[START]
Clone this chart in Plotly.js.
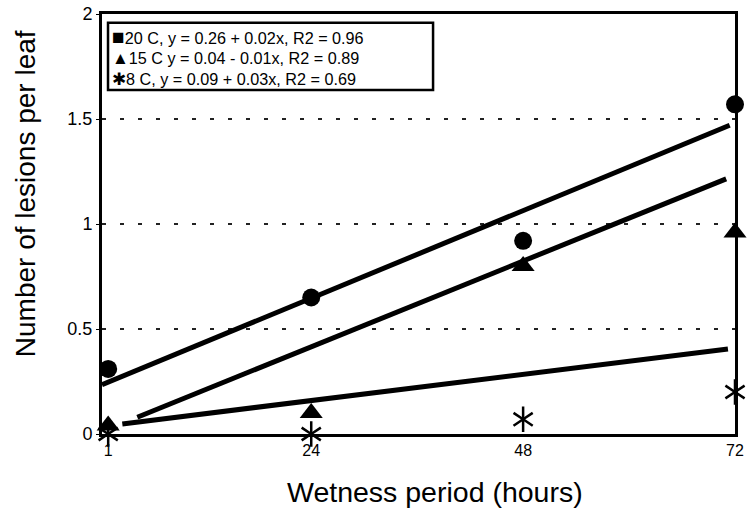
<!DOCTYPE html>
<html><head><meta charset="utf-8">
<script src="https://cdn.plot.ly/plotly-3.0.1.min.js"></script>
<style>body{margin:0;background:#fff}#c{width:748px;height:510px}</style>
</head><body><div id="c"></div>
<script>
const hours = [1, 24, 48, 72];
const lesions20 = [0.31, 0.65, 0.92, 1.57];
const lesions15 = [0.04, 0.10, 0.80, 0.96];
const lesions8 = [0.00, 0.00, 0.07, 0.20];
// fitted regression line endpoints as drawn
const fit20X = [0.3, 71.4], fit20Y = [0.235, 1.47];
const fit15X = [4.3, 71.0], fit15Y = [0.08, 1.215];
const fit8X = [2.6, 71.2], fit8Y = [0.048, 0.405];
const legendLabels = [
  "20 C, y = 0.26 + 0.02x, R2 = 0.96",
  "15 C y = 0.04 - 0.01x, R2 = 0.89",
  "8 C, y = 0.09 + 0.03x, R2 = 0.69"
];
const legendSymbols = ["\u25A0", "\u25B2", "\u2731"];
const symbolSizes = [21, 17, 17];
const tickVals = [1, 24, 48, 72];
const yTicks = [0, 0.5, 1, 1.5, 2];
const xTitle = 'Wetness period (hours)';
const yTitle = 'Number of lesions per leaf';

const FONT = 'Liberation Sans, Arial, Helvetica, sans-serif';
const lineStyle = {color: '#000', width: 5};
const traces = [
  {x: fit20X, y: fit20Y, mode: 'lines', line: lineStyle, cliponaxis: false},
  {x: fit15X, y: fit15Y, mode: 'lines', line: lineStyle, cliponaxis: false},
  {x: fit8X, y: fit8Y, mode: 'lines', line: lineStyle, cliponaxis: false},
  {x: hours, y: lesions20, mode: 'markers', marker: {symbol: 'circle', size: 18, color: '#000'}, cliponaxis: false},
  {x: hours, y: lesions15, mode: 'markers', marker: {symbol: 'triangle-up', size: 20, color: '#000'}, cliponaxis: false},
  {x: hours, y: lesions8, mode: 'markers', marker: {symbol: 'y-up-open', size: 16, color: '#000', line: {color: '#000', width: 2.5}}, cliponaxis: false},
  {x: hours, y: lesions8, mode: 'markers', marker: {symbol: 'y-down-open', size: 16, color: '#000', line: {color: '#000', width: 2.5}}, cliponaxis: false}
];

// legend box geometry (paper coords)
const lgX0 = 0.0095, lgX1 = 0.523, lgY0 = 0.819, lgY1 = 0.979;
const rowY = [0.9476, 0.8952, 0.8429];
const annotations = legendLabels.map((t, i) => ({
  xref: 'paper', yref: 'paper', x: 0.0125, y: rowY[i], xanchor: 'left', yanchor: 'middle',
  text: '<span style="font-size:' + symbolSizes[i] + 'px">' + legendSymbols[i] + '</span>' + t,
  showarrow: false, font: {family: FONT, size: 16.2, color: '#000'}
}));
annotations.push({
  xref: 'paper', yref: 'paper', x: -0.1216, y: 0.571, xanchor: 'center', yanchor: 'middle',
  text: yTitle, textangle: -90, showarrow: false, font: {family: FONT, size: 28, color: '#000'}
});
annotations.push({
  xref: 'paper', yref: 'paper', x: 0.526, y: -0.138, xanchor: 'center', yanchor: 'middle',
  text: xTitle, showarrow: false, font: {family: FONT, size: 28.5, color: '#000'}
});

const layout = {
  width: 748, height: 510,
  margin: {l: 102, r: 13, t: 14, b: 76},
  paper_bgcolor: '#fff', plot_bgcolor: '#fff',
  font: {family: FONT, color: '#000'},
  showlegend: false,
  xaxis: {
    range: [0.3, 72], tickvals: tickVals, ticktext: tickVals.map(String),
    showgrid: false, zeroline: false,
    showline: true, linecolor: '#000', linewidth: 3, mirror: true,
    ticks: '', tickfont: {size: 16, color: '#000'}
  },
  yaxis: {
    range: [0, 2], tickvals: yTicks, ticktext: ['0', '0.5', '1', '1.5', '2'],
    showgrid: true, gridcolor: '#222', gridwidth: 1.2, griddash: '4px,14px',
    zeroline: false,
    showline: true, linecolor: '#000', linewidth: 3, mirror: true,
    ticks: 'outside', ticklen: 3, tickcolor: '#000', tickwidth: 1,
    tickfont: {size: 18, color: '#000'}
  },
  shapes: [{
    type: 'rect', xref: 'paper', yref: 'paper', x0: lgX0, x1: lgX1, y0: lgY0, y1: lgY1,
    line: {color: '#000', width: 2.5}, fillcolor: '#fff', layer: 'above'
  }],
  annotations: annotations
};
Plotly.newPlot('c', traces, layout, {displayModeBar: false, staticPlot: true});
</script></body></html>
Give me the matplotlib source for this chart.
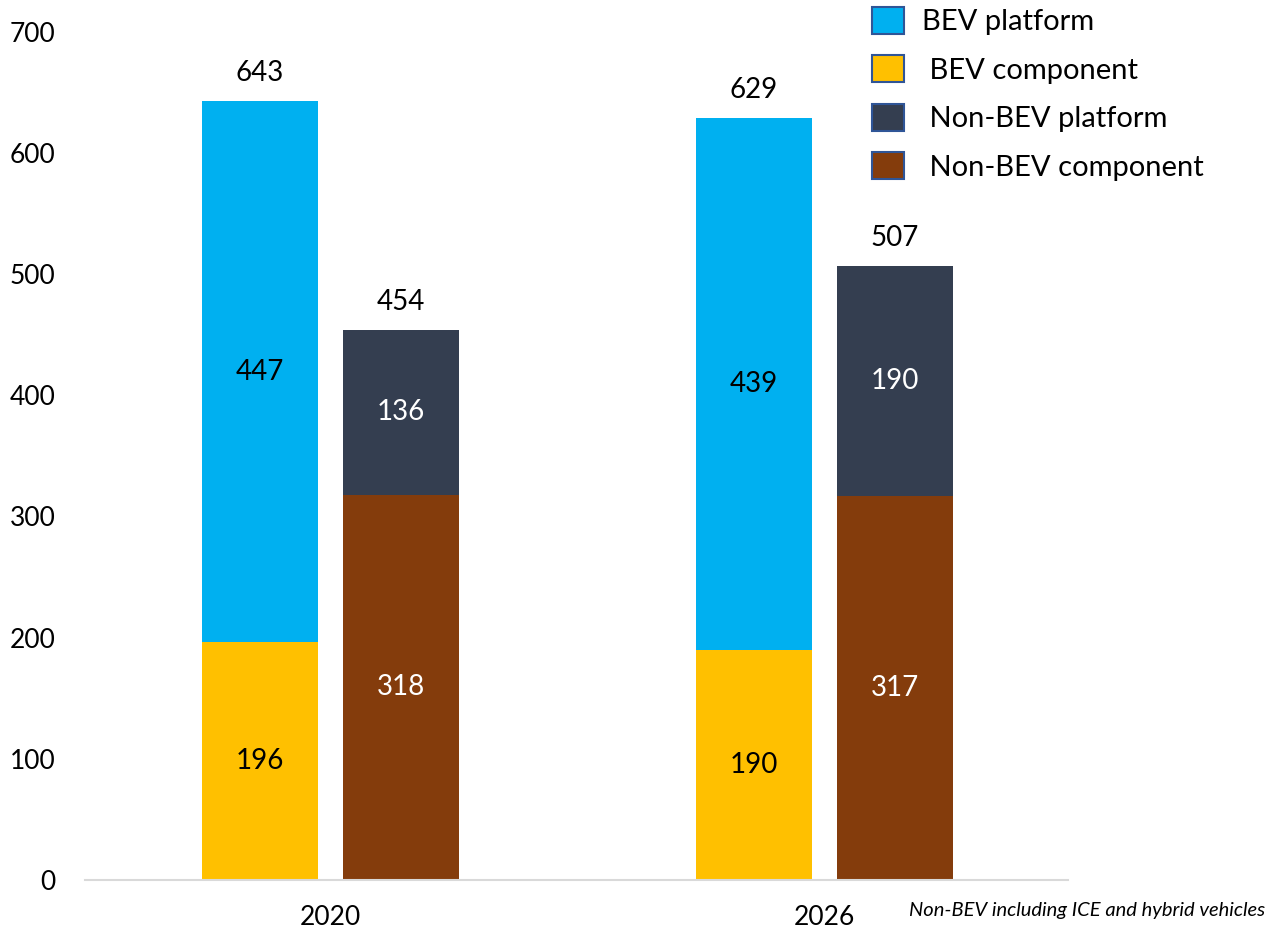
[END]
> **Written exercise**: Restate the whole listing above exactly, except for its images.

> **Correct output**:
Clone this chart in Plotly.js.
<!DOCTYPE html>
<html><head><meta charset="utf-8">
<script src="https://cdn.plot.ly/plotly-3.0.1.min.js"></script>
<style>body{margin:0;background:#fff}#c{width:748px;height:510px}</style>
</head><body><div id="c"></div>
<script>
const hours = [1, 24, 48, 72];
const lesions20 = [0.31, 0.65, 0.92, 1.57];
const lesions15 = [0.04, 0.10, 0.80, 0.96];
const lesions8 = [0.00, 0.00, 0.07, 0.20];
// fitted regression line endpoints as drawn
const fit20X = [0.3, 71.4], fit20Y = [0.235, 1.47];
const fit15X = [4.3, 71.0], fit15Y = [0.08, 1.215];
const fit8X = [2.6, 71.2], fit8Y = [0.048, 0.405];
const legendLabels = [
  "20 C, y = 0.26 + 0.02x, R2 = 0.96",
  "15 C y = 0.04 - 0.01x, R2 = 0.89",
  "8 C, y = 0.09 + 0.03x, R2 = 0.69"
];
const legendSymbols = ["\u25A0", "\u25B2", "\u2731"];
const symbolSizes = [21, 17, 17];
const tickVals = [1, 24, 48, 72];
const yTicks = [0, 0.5, 1, 1.5, 2];
const xTitle = 'Wetness period (hours)';
const yTitle = 'Number of lesions per leaf';

const FONT = 'Liberation Sans, Arial, Helvetica, sans-serif';
const lineStyle = {color: '#000', width: 5};
const traces = [
  {x: fit20X, y: fit20Y, mode: 'lines', line: lineStyle, cliponaxis: false},
  {x: fit15X, y: fit15Y, mode: 'lines', line: lineStyle, cliponaxis: false},
  {x: fit8X, y: fit8Y, mode: 'lines', line: lineStyle, cliponaxis: false},
  {x: hours, y: lesions20, mode: 'markers', marker: {symbol: 'circle', size: 18, color: '#000'}, cliponaxis: false},
  {x: hours, y: lesions15, mode: 'markers', marker: {symbol: 'triangle-up', size: 20, color: '#000'}, cliponaxis: false},
  {x: hours, y: lesions8, mode: 'markers', marker: {symbol: 'y-up-open', size: 16, color: '#000', line: {color: '#000', width: 2.5}}, cliponaxis: false},
  {x: hours, y: lesions8, mode: 'markers', marker: {symbol: 'y-down-open', size: 16, color: '#000', line: {color: '#000', width: 2.5}}, cliponaxis: false}
];

// legend box geometry (paper coords)
const lgX0 = 0.0095, lgX1 = 0.523, lgY0 = 0.819, lgY1 = 0.979;
const rowY = [0.9476, 0.8952, 0.8429];
const annotations = legendLabels.map((t, i) => ({
  xref: 'paper', yref: 'paper', x: 0.0125, y: rowY[i], xanchor: 'left', yanchor: 'middle',
  text: '<span style="font-size:' + symbolSizes[i] + 'px">' + legendSymbols[i] + '</span>' + t,
  showarrow: false, font: {family: FONT, size: 16.2, color: '#000'}
}));
annotations.push({
  xref: 'paper', yref: 'paper', x: -0.1216, y: 0.571, xanchor: 'center', yanchor: 'middle',
  text: yTitle, textangle: -90, showarrow: false, font: {family: FONT, size: 28, color: '#000'}
});
annotations.push({
  xref: 'paper', yref: 'paper', x: 0.526, y: -0.138, xanchor: 'center', yanchor: 'middle',
  text: xTitle, showarrow: false, font: {family: FONT, size: 28.5, color: '#000'}
});

const layout = {
  width: 748, height: 510,
  margin: {l: 102, r: 13, t: 14, b: 76},
  paper_bgcolor: '#fff', plot_bgcolor: '#fff',
  font: {family: FONT, color: '#000'},
  showlegend: false,
  xaxis: {
    range: [0.3, 72], tickvals: tickVals, ticktext: tickVals.map(String),
    showgrid: false, zeroline: false,
    showline: true, linecolor: '#000', linewidth: 3, mirror: true,
    ticks: '', tickfont: {size: 16, color: '#000'}
  },
  yaxis: {
    range: [0, 2], tickvals: yTicks, ticktext: ['0', '0.5', '1', '1.5', '2'],
    showgrid: true, gridcolor: '#222', gridwidth: 1.2, griddash: '4px,14px',
    zeroline: false,
    showline: true, linecolor: '#000', linewidth: 3, mirror: true,
    ticks: 'outside', ticklen: 3, tickcolor: '#000', tickwidth: 1,
    tickfont: {size: 18, color: '#000'}
  },
  shapes: [{
    type: 'rect', xref: 'paper', yref: 'paper', x0: lgX0, x1: lgX1, y0: lgY0, y1: lgY1,
    line: {color: '#000', width: 2.5}, fillcolor: '#fff', layer: 'above'
  }],
  annotations: annotations
};
Plotly.newPlot('c', traces, layout, {displayModeBar: false, staticPlot: true});
</script></body></html>
Give me the matplotlib source for this chart.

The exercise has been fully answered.